Ты жалей меня, жалейка моя…—
старательно выводил он и тут же с азартом начинал сначала:
Ты жалей меня…
Очевидно, за пределы этой фразы Славкины музыкальные таланты не распространялись.
— Это ты из меня всю душу вымотал, будь ты неладен, Славка! — жалобно сказала ему Валентина. — Иду полем, слышу: скрипит и скрипит что-то, а что — не могу понять. Замучилась, право!..
Славка вынул изо рта дудку, качнул задраннным ухом и сиплым деловым голосом сказал:
— Мне дедушка Мефодий жалейку подарил…
— Вижу, что подарил, было бы вам обоим неладно!
Валентина взяла у Лены тетради для записей, и вместе они пошли на гидростанцию посмотреть, что там делается, и узнать, будет ли вечером свет. Славка увязался за ними.

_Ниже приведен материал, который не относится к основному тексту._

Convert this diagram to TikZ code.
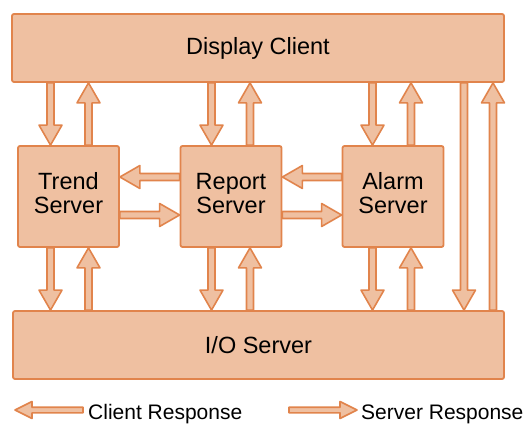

Электростанция была близко.
Новый электрик Михаил Буянов, заменивший Тошу Бузыкина, появился в колхозе несколько дней назад. Колхозники хорошо помнили веснушчатого, верткого, неказистого парнишку Мишку Буянова и удивлялись его перевоплощению. Теперь это был стройный, «подбористый» парень, одетый в брюки-галифе и суконную куртку невиданного в районе фасона. Куртка эта плотно обхватывала талию, клешила книзу и была оторочена по краям непонятным коричневым мехом. Всеведущая Фроська сообщила, что куртка эта называется «венгеркой». На голове у электрика была папаха из такого же непонятного меха. Бледное, слегка веснушчатое лицо электрика выражало горечь и высокомерие. Рядом с ним ходила его жена, простенькая, курносенькая и, по мнению колхозных девчат, совсем ему не подходящая. Они ходили всюду вдвоем и, когда видели покосившуюся кузницу или дырявую крышу на птицеферме, то обменивались понимающими, горько-презрительными взглядами, словно хотели сказать друг другу: «И куда это нас занесла нелегкая?»